KUALA LUMPUR, May 9 (Xinhua) -- Singaporean fugitive Mas Selamat Kastari has been nabbed in southern Malaysia, a local newspaper reported on Saturday.
The 48-year-old fugitive, one of the most wanted terrorists in southeast Asia, could barely put up a fight in his shorts and T-shirt when caught during a dawn raid, The Star said.
Mas Selamat escaped from Singapore's maximum security Whitley Detention Center in February last year. The newspaper said he had been living had been living the life of a simple villager without arousing the suspicions of villagers in Johor.
Malaysian Home Minister Hishammuddin Tun Hussein and Police Inspector-General Musa Hassan Friday confirmed Mas Selamat's arrest and detention under Malaysia's Internal Security Act (ISA).
Mas Selamat was planning something and that led to his arrest, Hishammuddin told reporters at Putrajaya, administrative center of the Malaysian Federal Government.
Hishammuddin said Malaysian police were working with Singaporean and Indonesian authorities on the investigations, and declined to say when exactly the fugitive was nabbed.

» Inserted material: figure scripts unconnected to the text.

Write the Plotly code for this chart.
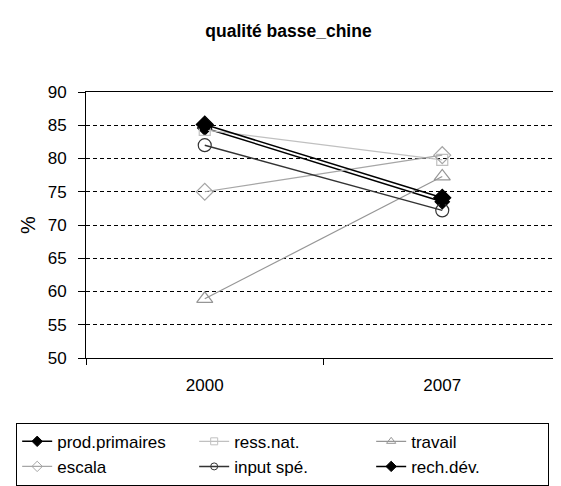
import plotly.graph_objects as go

categories = ["2000", "2007"]
prod_primaires = [84.6, 73.5]
ress_nat = [84.3, 79.8]
travail = [58.9, 77.3]
escala = [75.0, 80.5]
input_spe = [82.0, 72.2]
rech_dev = [85.1, 74.1]

xpos = list(range(len(categories)))

# name, values, line colour, symbol, marker colour, plot marker size, legend marker size, line width
series = [
    ("prod.primaires", prod_primaires, "#000000", "diamond", "#000000", 11, 8, 1.5),
    ("ress.nat.", ress_nat, "#c0c0c0", "square-open", "#c0c0c0", 11, 7, 1.2),
    ("travail", travail, "#969696", "triangle-up-open", "#969696", 14, 8, 1.2),
    ("escala", escala, "#a6a6a6", "diamond-open", "#a6a6a6", 13, 8, 1.2),
    ("input spé.", input_spe, "#333333", "circle-open", "#333333", 13, 7, 1.5),
    ("rech.dév.", rech_dev, "#000000", "diamond", "#000000", 13, 8, 1.5),
]

fig = go.Figure()
for name, vals, lc, sym, mc, ms, lms, lw in series:
    fig.add_trace(go.Scatter(
        x=xpos, y=vals, name=name, mode="lines+markers", showlegend=False,
        line=dict(color=lc, width=lw),
        marker=dict(symbol=sym, size=ms, color=mc, line=dict(color=mc, width=1.2)),
    ))
for name, vals, lc, sym, mc, ms, lms, lw in series:
    fig.add_trace(go.Scatter(
        x=[None], y=[None], name=name, mode="lines+markers", showlegend=True,
        line=dict(color=lc, width=lw),
        marker=dict(symbol=sym, size=lms, color=mc, line=dict(color=mc, width=1)),
    ))

FONT = "Liberation Sans, Arial, sans-serif"
fig.update_layout(
    width=561, height=486,
    margin=dict(l=77, r=8, t=84, b=131),
    paper_bgcolor="white", plot_bgcolor="white",
    font=dict(family=FONT, size=17, color="black"),
    title=dict(text="<b>qualité basse_chine</b>", x=0.5, xanchor="center",
               xref="container", y=1 - 23 / 486, yanchor="middle", font=dict(size=17.5)),
    showlegend=True,
    legend=dict(
        orientation="h", x=-0.147, xanchor="left", y=-0.2435, yanchor="top",
        bordercolor="black", borderwidth=1, bgcolor="white",
        entrywidth=132, entrywidthmode="pixels", itemsizing="trace",
        font=dict(size=17), tracegroupgap=0, traceorder="normal",
    ),
    xaxis=dict(
        range=[-0.5, 1.5], tickvals=xpos, ticktext=categories,
        showgrid=False, zeroline=False, ticks="", ticklabelstandoff=12,
        showline=True, linecolor="black", linewidth=1, mirror=True,
        minor=dict(tick0=0.5, dtick=1, ticks="outside", ticklen=6, tickcolor="black"),
        automargin=False,
    ),
    yaxis=dict(
        range=[50, 90], dtick=5, tick0=50,
        showgrid=True, gridcolor="black", gridwidth=1.3, griddash="4px,3px",
        zeroline=False, ticks="outside", ticklen=7, tickcolor="black",
        ticklabelstandoff=8,
        showline=True, linecolor="black", linewidth=1, mirror=True,
        title=dict(text="%", standoff=6),
        automargin=False,
    ),
)

fig.write_html("out.html")
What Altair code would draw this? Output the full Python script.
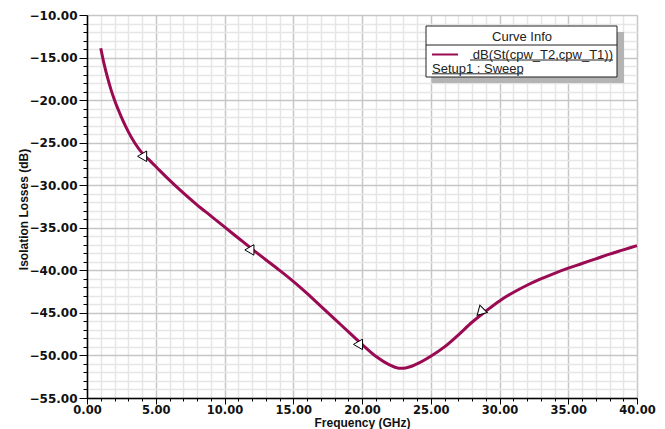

Musa said the arrest was made possible as police in Singapore, Indonesia and Malaysia had been sharing intelligence reports over the past year.
Malaysian police were still investigating his activities and networking, Musa added.
Malaysian special police officers reportedly had been working on various leads to confirm his whereabouts since March and planned the dawn raid that resulted in his arrest.
The head of the militant group Jemaah Islamiah (JI)'s branch inSingapore was caught in April this year when he was sound asleep in a secluded kampung house in Skudai, Johor State which bordering Singapoer, The Star said.
Malaysia's national news services Bernama reported that Mas Selamat was arrested was still in police custody and had not been sent to the Kamunting Detention Center in Taiping, Perak where Malaysia's ISA detainees are held.
The radical JI movement with key figures such as religious scholar Abu Bakar Basyir and Hambali was linked to Al-Qaeda led by Osama bin Laden, The Star said.
Abu Bakar was jailed and then freed had denied any involvement in terrorist activities, while Hambali is still being detained at the Guatanamo Bay, it said.
The movement is aimed to set up a Pan Islamic state comprising Indonesia, Malaysia, Singapore, Brunei, Thailand and the Philippines, and was said to have carried out several bombings in Jakarta, Bali and Manila, the paper said.